As our speaker, the award-winning crime writer William Shaw stood up, we heard creaking coming from the back rooms. Was that the furtive movements of a homicidal maniac as they let themselves out of the fire escape leaving a corpse unsuccessfully squashed into the WI cupboard? Or was it just the central heating pipes gurgling? Not wishing in interrupt our speaker we kept our fears to ourselves as we listened to what he had to say about crime writing.

Crime writing today is about creating authenticity so that the author may plausibly kill as many people as possible. So how do they do it, bearing in mind that if Midsummer Murders was set in Fairwarp, half the population would now be dead, and while Anne Cleeves may be massacring people in Shetland, in reality the murder rate there is nil, and surely there is more than death in paradise? They ensure that every other fact is accurate. The world around the death is believable so it must mean the death is as well. If you write about birdwatching, or sheep, or policewomen driving cars in the 60s (they were not allowed to), you must get your facts right. If you talk about a Waitrose in Tunbridge Wells and there isn’t one, the reader will be far less likely to believe in your murder.

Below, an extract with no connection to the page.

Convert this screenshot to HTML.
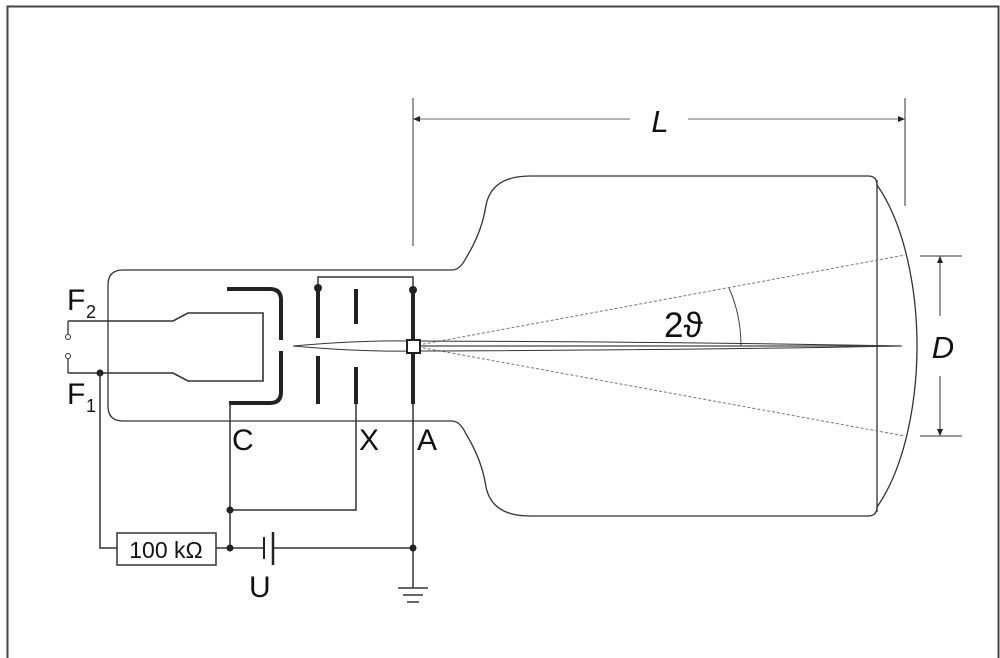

It is this authenticity that makes crime writings a window to the culture of a country. So, as William suggests, if you are going to a country and want to know more than just the travel guide is telling you, read a crime novel set in that country. With minds buzzing with ideas, we moved onto refreshments and business. Perhaps there are some budding crime writers amongst us who just need a nudge to put pen to paper – time will tell!

Oh, and did we have a homicidal maniac lurking in the shadows? Not this time – it must have been the central heating.